(Charts and diagrams as code)
* Start *

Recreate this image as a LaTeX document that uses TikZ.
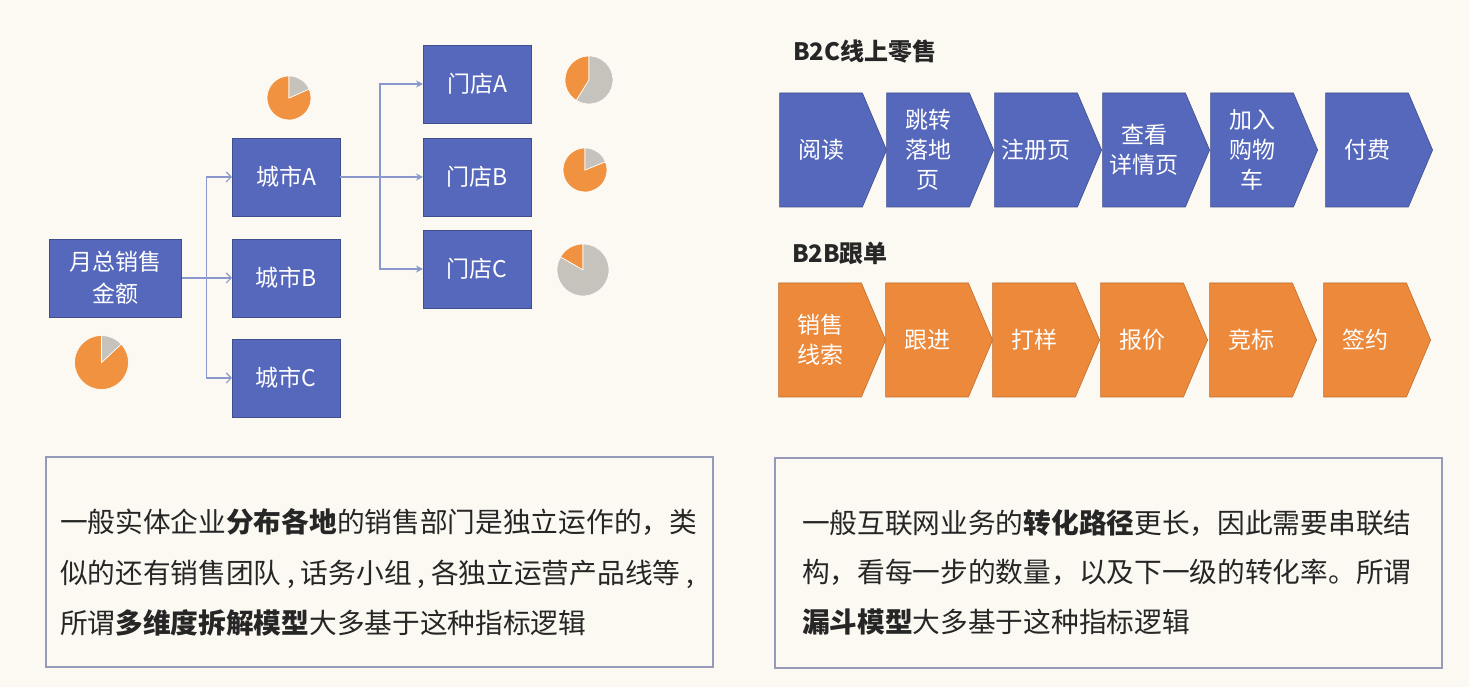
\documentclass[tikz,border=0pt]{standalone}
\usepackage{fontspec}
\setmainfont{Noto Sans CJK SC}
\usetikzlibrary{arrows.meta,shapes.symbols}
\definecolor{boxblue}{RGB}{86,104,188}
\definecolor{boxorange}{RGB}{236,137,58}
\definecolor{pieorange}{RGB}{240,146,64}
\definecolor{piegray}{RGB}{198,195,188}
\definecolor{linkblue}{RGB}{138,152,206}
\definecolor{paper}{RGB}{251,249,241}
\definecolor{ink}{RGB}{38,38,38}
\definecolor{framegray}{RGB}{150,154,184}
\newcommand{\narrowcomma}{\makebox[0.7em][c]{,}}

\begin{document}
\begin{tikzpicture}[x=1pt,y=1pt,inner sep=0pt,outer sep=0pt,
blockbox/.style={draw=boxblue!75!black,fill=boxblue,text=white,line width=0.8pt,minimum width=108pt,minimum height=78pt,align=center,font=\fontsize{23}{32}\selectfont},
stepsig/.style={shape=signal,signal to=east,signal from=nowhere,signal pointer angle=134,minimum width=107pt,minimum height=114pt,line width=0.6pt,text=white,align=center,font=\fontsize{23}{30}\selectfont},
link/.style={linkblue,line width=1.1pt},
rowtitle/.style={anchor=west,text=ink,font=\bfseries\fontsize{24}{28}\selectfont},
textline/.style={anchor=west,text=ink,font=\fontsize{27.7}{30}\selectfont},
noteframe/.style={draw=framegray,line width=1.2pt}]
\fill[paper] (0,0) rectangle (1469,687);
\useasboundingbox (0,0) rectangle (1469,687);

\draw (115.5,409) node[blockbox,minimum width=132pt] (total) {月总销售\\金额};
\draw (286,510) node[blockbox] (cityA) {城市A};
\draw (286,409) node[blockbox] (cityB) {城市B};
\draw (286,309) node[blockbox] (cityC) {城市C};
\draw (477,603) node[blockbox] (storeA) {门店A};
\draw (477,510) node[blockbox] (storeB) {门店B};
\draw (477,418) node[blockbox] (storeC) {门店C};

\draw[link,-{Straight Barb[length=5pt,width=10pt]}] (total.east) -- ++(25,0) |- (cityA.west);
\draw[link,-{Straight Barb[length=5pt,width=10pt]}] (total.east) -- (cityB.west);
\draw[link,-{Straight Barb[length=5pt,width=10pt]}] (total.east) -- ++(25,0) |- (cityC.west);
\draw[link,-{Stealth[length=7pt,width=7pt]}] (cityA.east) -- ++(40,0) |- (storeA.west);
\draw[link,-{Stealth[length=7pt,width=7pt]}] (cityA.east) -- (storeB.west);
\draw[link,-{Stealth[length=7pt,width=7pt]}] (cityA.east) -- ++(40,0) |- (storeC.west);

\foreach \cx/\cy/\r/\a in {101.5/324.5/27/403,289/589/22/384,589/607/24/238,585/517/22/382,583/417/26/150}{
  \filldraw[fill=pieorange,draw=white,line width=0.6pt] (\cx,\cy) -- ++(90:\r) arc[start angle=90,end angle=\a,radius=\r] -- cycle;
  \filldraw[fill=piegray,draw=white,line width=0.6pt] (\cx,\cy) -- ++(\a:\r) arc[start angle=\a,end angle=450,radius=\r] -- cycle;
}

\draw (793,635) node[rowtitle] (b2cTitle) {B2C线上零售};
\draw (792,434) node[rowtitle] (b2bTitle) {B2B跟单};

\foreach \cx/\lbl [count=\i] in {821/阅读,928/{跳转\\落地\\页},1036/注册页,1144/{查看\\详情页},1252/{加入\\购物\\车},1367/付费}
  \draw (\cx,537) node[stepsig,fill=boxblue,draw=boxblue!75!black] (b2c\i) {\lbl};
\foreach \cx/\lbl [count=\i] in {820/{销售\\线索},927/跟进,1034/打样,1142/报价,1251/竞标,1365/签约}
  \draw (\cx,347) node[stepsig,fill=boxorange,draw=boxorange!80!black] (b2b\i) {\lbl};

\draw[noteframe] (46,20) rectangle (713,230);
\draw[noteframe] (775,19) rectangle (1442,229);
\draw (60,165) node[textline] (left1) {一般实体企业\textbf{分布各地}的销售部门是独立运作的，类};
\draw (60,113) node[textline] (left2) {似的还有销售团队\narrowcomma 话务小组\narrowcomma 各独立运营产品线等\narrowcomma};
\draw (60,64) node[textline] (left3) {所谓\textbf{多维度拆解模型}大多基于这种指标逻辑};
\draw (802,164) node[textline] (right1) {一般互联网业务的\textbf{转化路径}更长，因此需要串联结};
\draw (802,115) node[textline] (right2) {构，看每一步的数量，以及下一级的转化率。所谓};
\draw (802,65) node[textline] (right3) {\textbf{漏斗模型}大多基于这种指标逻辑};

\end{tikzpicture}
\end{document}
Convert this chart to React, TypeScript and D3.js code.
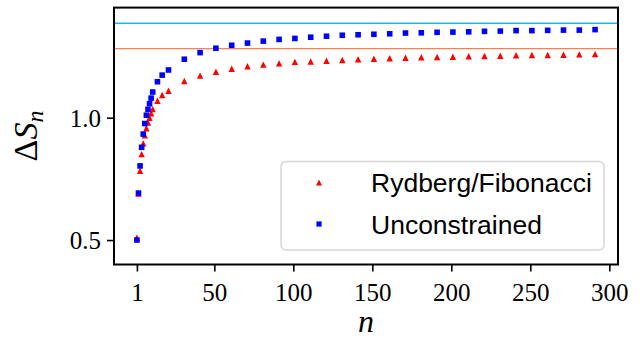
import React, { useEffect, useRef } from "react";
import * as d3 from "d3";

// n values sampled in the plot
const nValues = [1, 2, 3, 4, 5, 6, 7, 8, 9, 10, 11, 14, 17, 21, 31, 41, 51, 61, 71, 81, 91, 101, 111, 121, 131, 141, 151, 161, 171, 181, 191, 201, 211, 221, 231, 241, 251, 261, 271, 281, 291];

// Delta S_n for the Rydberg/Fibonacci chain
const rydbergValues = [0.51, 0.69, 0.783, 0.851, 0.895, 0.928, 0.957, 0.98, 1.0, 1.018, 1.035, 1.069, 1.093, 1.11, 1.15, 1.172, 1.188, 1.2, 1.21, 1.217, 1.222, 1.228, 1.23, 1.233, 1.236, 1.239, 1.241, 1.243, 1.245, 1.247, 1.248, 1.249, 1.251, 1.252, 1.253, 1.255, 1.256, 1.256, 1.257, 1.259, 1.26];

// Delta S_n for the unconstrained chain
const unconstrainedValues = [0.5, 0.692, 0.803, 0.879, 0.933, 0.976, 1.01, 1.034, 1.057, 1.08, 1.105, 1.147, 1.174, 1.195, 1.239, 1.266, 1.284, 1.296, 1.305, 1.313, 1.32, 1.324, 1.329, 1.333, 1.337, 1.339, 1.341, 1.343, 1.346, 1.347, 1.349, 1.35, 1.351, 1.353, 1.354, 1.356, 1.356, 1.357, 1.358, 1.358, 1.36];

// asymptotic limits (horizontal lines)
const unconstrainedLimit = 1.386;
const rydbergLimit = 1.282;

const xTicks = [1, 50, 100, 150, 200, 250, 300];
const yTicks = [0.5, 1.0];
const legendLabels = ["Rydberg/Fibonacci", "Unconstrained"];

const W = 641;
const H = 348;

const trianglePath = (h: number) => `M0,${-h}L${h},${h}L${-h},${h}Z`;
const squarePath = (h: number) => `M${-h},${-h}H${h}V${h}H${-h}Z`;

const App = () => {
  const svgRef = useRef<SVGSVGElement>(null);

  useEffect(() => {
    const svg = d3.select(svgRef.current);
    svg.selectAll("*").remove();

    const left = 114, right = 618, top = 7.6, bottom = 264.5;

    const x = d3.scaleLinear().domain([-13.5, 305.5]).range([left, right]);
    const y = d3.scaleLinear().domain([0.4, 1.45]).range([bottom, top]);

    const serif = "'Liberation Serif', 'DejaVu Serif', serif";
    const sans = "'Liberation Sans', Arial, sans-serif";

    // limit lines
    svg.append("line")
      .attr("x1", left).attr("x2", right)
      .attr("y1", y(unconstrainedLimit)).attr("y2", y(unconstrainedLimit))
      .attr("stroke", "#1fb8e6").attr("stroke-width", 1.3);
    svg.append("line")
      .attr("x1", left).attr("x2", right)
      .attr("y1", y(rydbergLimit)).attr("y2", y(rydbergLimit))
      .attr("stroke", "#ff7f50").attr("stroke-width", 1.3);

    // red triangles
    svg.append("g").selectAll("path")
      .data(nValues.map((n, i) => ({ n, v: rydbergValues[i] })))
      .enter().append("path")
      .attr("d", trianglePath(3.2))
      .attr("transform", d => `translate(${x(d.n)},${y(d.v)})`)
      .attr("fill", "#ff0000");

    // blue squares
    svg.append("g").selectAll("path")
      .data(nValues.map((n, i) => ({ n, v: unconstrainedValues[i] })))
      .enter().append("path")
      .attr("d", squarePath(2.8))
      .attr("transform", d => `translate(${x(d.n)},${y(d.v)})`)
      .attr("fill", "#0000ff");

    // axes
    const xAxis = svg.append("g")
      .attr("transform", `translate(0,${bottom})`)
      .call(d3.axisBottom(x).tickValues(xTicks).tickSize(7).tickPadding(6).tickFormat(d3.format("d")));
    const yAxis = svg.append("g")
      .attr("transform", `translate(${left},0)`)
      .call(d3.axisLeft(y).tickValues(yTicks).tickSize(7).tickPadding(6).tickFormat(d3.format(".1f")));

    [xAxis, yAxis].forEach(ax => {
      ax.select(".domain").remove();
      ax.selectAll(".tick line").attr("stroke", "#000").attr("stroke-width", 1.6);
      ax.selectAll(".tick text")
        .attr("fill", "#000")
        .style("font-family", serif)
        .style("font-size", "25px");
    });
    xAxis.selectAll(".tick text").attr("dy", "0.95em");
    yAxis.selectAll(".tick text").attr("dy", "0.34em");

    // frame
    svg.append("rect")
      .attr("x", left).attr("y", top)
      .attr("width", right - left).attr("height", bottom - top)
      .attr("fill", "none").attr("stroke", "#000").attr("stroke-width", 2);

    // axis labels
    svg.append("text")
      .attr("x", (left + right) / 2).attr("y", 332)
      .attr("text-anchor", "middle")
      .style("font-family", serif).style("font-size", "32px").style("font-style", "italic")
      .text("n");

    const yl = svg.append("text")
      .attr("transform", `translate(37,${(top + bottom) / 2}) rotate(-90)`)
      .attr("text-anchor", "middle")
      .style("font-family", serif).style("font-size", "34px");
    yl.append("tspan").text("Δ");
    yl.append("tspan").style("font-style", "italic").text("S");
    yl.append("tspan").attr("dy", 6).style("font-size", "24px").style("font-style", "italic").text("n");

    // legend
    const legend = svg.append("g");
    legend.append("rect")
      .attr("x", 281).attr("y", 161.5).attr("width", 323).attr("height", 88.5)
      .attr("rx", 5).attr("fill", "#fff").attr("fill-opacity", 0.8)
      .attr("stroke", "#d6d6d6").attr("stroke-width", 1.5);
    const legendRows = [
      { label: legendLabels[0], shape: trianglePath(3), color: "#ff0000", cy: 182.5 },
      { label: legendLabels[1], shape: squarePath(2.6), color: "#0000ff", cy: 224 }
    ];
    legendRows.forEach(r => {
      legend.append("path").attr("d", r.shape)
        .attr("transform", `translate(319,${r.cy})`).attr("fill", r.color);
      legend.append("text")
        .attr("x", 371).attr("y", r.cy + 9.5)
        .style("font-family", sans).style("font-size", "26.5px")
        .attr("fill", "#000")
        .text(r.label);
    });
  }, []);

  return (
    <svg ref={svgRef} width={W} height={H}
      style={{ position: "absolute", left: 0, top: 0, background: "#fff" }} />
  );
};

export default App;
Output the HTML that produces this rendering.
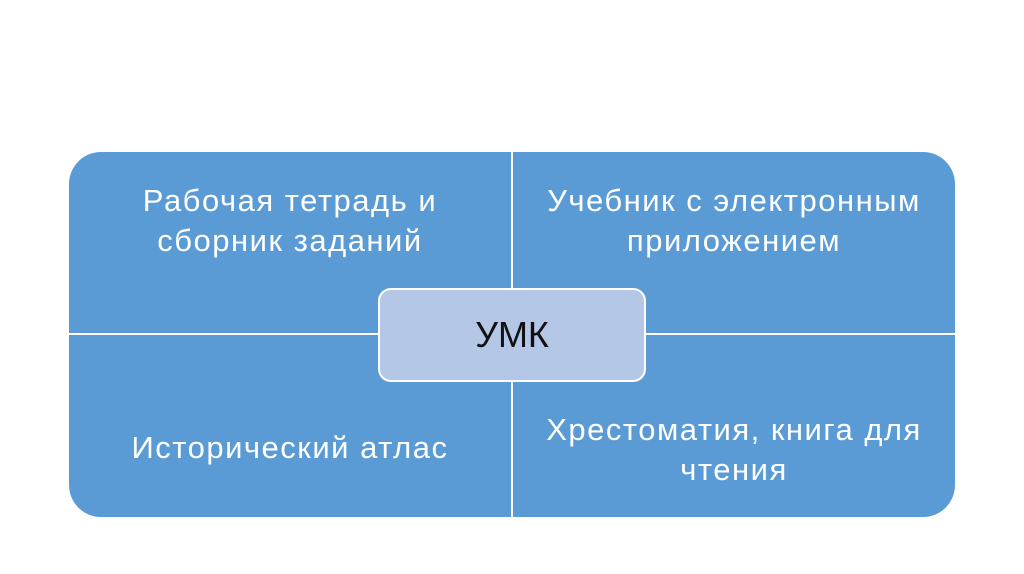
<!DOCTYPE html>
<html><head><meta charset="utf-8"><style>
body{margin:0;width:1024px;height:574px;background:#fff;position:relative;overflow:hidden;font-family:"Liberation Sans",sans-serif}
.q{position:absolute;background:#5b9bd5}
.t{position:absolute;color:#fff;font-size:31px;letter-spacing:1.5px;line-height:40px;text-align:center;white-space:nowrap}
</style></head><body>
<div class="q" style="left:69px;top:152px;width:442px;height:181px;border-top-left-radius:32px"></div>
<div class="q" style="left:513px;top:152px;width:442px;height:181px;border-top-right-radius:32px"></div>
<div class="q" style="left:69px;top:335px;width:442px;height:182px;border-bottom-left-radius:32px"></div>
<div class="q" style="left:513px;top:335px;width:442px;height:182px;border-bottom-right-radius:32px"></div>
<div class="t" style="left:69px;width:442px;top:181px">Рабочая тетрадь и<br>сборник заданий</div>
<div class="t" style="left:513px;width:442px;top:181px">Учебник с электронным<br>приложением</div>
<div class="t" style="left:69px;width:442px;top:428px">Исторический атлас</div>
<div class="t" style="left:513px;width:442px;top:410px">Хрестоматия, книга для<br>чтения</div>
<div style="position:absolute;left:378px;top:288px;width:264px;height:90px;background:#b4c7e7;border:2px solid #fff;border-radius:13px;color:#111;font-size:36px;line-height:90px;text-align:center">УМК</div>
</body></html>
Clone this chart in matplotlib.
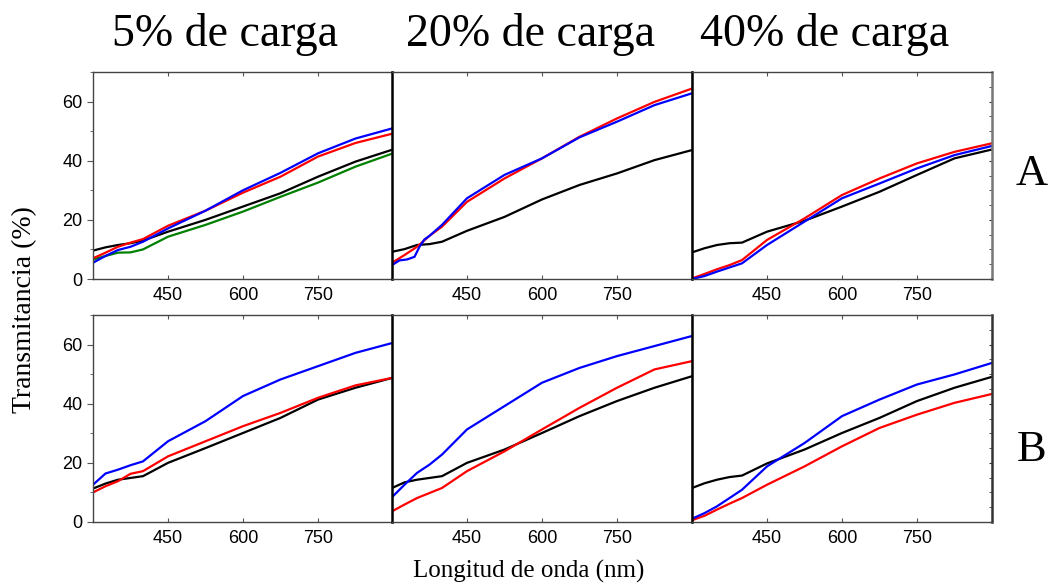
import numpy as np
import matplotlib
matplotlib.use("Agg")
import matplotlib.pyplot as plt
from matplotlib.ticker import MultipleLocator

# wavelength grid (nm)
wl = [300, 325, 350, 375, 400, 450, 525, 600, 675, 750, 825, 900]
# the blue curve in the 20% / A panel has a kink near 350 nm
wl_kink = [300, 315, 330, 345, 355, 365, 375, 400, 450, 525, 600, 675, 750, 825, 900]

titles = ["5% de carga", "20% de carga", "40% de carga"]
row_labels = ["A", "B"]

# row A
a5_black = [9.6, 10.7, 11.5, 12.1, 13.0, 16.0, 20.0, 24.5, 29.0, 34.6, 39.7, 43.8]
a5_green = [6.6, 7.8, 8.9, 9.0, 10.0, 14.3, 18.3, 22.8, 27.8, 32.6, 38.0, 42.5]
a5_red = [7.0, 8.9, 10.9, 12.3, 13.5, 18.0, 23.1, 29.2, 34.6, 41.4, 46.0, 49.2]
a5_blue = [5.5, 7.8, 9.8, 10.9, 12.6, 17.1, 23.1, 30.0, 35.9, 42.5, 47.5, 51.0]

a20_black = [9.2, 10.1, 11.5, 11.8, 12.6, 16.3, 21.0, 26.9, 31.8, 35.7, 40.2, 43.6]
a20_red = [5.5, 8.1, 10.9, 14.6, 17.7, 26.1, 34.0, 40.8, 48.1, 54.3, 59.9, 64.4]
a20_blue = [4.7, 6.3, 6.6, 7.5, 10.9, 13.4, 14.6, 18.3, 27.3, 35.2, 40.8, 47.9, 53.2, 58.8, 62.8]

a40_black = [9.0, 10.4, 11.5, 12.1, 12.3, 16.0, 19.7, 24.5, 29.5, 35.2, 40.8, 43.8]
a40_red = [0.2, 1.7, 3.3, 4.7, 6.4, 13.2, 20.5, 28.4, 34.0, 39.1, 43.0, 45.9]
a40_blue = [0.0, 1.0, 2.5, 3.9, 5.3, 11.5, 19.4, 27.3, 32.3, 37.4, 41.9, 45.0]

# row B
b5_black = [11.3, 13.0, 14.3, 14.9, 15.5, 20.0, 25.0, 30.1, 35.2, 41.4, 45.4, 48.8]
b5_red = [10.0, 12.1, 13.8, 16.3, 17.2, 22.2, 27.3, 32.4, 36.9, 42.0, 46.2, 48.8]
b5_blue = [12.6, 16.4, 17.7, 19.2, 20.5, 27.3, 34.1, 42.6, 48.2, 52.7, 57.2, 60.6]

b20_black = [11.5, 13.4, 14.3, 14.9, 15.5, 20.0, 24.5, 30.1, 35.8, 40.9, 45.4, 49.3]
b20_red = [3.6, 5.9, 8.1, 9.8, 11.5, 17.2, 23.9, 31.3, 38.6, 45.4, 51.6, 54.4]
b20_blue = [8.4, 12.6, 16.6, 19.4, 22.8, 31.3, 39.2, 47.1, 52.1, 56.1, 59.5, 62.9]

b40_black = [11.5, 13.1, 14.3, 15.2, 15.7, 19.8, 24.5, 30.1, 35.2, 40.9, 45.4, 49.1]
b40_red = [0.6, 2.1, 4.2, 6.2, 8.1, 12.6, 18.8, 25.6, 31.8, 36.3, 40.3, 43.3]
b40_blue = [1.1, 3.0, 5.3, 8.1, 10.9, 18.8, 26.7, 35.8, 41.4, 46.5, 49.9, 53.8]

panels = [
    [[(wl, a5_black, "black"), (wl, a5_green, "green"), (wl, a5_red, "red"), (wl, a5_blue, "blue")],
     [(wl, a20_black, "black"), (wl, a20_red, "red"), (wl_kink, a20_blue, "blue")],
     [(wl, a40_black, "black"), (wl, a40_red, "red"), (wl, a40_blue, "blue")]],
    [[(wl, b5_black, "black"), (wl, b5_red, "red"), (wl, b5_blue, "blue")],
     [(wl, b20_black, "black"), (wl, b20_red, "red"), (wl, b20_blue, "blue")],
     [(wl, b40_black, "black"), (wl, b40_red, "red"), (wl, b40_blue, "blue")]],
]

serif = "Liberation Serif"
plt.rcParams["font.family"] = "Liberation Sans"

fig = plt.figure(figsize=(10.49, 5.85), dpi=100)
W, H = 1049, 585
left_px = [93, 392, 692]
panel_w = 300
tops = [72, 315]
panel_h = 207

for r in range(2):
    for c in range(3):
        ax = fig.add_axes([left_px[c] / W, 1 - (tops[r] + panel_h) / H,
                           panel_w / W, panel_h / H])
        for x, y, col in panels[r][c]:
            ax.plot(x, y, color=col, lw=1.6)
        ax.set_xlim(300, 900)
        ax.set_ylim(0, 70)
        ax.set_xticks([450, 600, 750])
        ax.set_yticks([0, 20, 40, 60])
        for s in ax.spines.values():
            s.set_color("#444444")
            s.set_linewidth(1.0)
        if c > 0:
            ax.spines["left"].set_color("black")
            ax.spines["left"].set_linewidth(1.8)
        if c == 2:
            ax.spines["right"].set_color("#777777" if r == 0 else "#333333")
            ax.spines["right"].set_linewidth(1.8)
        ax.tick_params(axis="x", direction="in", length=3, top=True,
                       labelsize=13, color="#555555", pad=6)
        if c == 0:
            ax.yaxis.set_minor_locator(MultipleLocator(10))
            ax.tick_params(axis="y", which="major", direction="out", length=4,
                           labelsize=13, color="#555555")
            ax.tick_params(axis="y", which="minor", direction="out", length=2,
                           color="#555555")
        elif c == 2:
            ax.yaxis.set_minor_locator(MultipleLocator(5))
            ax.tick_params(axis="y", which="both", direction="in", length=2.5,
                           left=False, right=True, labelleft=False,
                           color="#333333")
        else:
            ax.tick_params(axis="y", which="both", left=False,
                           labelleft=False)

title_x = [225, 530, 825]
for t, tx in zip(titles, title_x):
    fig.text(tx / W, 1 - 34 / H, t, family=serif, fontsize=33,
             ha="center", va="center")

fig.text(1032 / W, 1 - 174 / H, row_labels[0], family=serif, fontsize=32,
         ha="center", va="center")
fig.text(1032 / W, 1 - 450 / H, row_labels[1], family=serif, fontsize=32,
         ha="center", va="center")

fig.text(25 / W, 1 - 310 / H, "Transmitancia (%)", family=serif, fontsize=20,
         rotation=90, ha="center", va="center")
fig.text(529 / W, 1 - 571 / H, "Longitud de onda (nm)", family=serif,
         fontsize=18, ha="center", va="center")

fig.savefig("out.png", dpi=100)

* End *

:: Written instruction ::
Restate word for word every line from the top of the entries above to the line with "(477,418) node[blockbox] (storeC)", inclusive, and skip any pictures.

:: Response to the task ::
Recreate this image as a LaTeX document that uses TikZ.
\documentclass[tikz,border=0pt]{standalone}
\usepackage{fontspec}
\setmainfont{Noto Sans CJK SC}
\usetikzlibrary{arrows.meta,shapes.symbols}
\definecolor{boxblue}{RGB}{86,104,188}
\definecolor{boxorange}{RGB}{236,137,58}
\definecolor{pieorange}{RGB}{240,146,64}
\definecolor{piegray}{RGB}{198,195,188}
\definecolor{linkblue}{RGB}{138,152,206}
\definecolor{paper}{RGB}{251,249,241}
\definecolor{ink}{RGB}{38,38,38}
\definecolor{framegray}{RGB}{150,154,184}
\newcommand{\narrowcomma}{\makebox[0.7em][c]{,}}

\begin{document}
\begin{tikzpicture}[x=1pt,y=1pt,inner sep=0pt,outer sep=0pt,
blockbox/.style={draw=boxblue!75!black,fill=boxblue,text=white,line width=0.8pt,minimum width=108pt,minimum height=78pt,align=center,font=\fontsize{23}{32}\selectfont},
stepsig/.style={shape=signal,signal to=east,signal from=nowhere,signal pointer angle=134,minimum width=107pt,minimum height=114pt,line width=0.6pt,text=white,align=center,font=\fontsize{23}{30}\selectfont},
link/.style={linkblue,line width=1.1pt},
rowtitle/.style={anchor=west,text=ink,font=\bfseries\fontsize{24}{28}\selectfont},
textline/.style={anchor=west,text=ink,font=\fontsize{27.7}{30}\selectfont},
noteframe/.style={draw=framegray,line width=1.2pt}]
\fill[paper] (0,0) rectangle (1469,687);
\useasboundingbox (0,0) rectangle (1469,687);

\draw (115.5,409) node[blockbox,minimum width=132pt] (total) {月总销售\\金额};
\draw (286,510) node[blockbox] (cityA) {城市A};
\draw (286,409) node[blockbox] (cityB) {城市B};
\draw (286,309) node[blockbox] (cityC) {城市C};
\draw (477,603) node[blockbox] (storeA) {门店A};
\draw (477,510) node[blockbox] (storeB) {门店B};
\draw (477,418) node[blockbox] (storeC) {门店C};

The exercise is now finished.